12. Section 3.2.1 - Might want to mention the use of Accept as one way to think about server response delay as you at least know that you are expecting a response from the server if you have received an accept.

[GC] This sounds like a new usage of Accept to tell the server “don’t suppress the response”. However the No-Response option in RFC 7967 can be used to indicate exactly this. Suppression of response only plays a role if there’s nothing of interest to return by the server (which may be a 2.xx without payload, or a 4.xx or 5.xx - “interest” is also depending on application context) .  The Accept option doesn’t work in the scope of these status codes, it tells something about content-formats so only scoped to the case that some content/payload is returned. It tells something about that payload and the preferred format. So seems not ideal as a way to control response suppression.
So with current defined specs, the server would by default return a response with a payload (conforming to the Accept Option if that was included in the request) if there’s something non-empty to return to the client. And a No-Response Option can be added to ensure that also empty 2.xx responses (e.g. a zero-length resource) or error responses are returned to the client. This is normally only done when the client knows through application context that the server could be suppressing , or is normally suppressing, these responses.

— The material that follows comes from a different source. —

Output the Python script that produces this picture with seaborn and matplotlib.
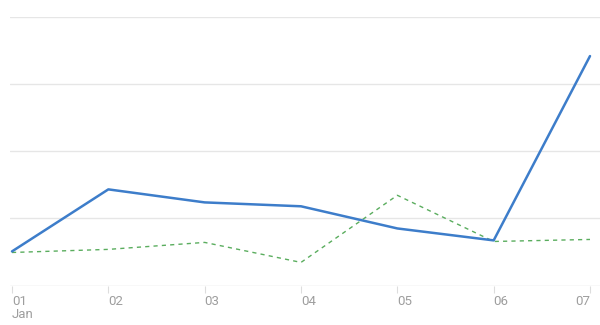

13. Section 3.2.3 - Need to talk about multicast messages, proxies and caching of results.

[GC] In the -01 update, we took over the RFC 7390 text on proxy use. That is a “SHOULD NOT” requirement on multicast operation by a proxy (see also a previous related reply)

14. Section 3.2.5 - Does RFC7641 define behavior about receiving a "duplicate" observer request?  Would you reply a second time or not? 

[GC] A duplicate observe request is handled using standard CoAP deduplication, that is, based on Message ID - defined for both unicast and multicast in RFC 7252. Now assuming that the request had a different MID: then in addition RFC 7641 (4.1) defines that a new request for a same resource, by the same client, using the same Token as an already active observe registration, does not lead to a new entry in the observers table. Rather, the existing entry is updated. Of course the response is sent again in this case with the latest resource value included, since a GET + Observe always has the same behaviour as a regular GET request.

15. Section 6.1 - next to last paragraph - /values does not/values, but does not/

[GC] Now fixed in -01, in current Section 5.1.

16. Section 6.2 - Should have a consideration about the speed of re-keying vs the frequency of joins/leaves.

[GC] We have added such considerations in -01, in current Section 5.2.1.